### Do this
Your task is to give the listing below back word for word, pictures excluded.

### Collected material

________________________________________

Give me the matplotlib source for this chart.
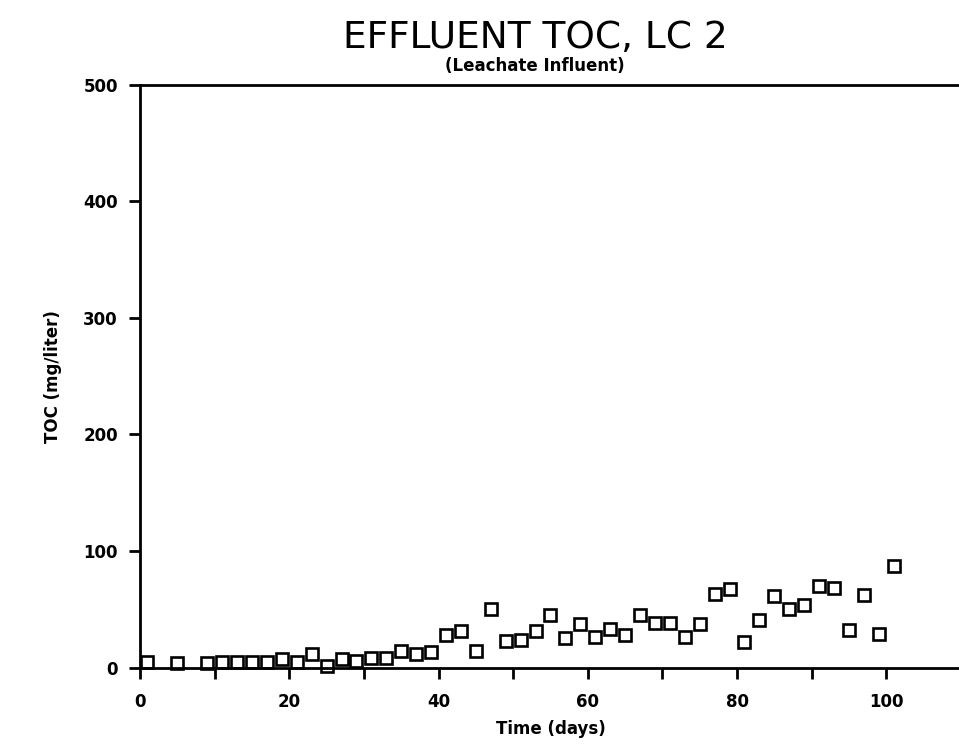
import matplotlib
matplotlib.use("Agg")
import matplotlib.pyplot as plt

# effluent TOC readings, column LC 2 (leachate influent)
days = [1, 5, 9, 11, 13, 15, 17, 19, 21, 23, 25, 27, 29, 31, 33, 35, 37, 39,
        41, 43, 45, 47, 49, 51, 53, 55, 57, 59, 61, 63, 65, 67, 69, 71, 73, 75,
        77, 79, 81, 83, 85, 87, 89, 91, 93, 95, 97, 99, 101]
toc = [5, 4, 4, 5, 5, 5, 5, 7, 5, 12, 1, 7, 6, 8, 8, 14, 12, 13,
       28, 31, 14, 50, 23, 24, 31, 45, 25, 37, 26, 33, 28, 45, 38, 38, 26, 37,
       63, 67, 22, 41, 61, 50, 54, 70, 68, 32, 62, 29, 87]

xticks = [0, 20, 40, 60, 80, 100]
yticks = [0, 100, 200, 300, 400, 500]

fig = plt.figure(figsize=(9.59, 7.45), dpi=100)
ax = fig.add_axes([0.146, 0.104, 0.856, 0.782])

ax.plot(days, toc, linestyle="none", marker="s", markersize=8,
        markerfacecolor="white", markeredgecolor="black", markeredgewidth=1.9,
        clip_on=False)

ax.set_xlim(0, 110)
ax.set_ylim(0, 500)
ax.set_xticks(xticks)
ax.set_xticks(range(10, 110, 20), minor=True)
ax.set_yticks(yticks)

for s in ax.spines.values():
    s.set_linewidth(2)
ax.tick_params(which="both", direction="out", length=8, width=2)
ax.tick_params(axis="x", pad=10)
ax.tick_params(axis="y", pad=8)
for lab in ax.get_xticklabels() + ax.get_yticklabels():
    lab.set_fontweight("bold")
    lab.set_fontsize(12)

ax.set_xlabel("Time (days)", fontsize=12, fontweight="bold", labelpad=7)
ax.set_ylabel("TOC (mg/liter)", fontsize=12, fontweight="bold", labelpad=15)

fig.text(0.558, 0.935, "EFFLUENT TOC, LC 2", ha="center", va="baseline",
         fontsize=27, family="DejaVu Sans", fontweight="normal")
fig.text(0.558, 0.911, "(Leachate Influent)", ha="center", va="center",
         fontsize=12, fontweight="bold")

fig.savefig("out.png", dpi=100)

________________________________________

### Full solution
Give me the matplotlib source for this chart.
import matplotlib
matplotlib.use("Agg")
import matplotlib.pyplot as plt

# effluent TOC readings, column LC 2 (leachate influent)
days = [1, 5, 9, 11, 13, 15, 17, 19, 21, 23, 25, 27, 29, 31, 33, 35, 37, 39,
        41, 43, 45, 47, 49, 51, 53, 55, 57, 59, 61, 63, 65, 67, 69, 71, 73, 75,
        77, 79, 81, 83, 85, 87, 89, 91, 93, 95, 97, 99, 101]
toc = [5, 4, 4, 5, 5, 5, 5, 7, 5, 12, 1, 7, 6, 8, 8, 14, 12, 13,
       28, 31, 14, 50, 23, 24, 31, 45, 25, 37, 26, 33, 28, 45, 38, 38, 26, 37,
       63, 67, 22, 41, 61, 50, 54, 70, 68, 32, 62, 29, 87]

xticks = [0, 20, 40, 60, 80, 100]
yticks = [0, 100, 200, 300, 400, 500]

fig = plt.figure(figsize=(9.59, 7.45), dpi=100)
ax = fig.add_axes([0.146, 0.104, 0.856, 0.782])

ax.plot(days, toc, linestyle="none", marker="s", markersize=8,
        markerfacecolor="white", markeredgecolor="black", markeredgewidth=1.9,
        clip_on=False)

ax.set_xlim(0, 110)
ax.set_ylim(0, 500)
ax.set_xticks(xticks)
ax.set_xticks(range(10, 110, 20), minor=True)
ax.set_yticks(yticks)

for s in ax.spines.values():
    s.set_linewidth(2)
ax.tick_params(which="both", direction="out", length=8, width=2)
ax.tick_params(axis="x", pad=10)
ax.tick_params(axis="y", pad=8)
for lab in ax.get_xticklabels() + ax.get_yticklabels():
    lab.set_fontweight("bold")
    lab.set_fontsize(12)

ax.set_xlabel("Time (days)", fontsize=12, fontweight="bold", labelpad=7)
ax.set_ylabel("TOC (mg/liter)", fontsize=12, fontweight="bold", labelpad=15)

fig.text(0.558, 0.935, "EFFLUENT TOC, LC 2", ha="center", va="baseline",
         fontsize=27, family="DejaVu Sans", fontweight="normal")
fig.text(0.558, 0.911, "(Leachate Influent)", ha="center", va="center",
         fontsize=12, fontweight="bold")

fig.savefig("out.png", dpi=100)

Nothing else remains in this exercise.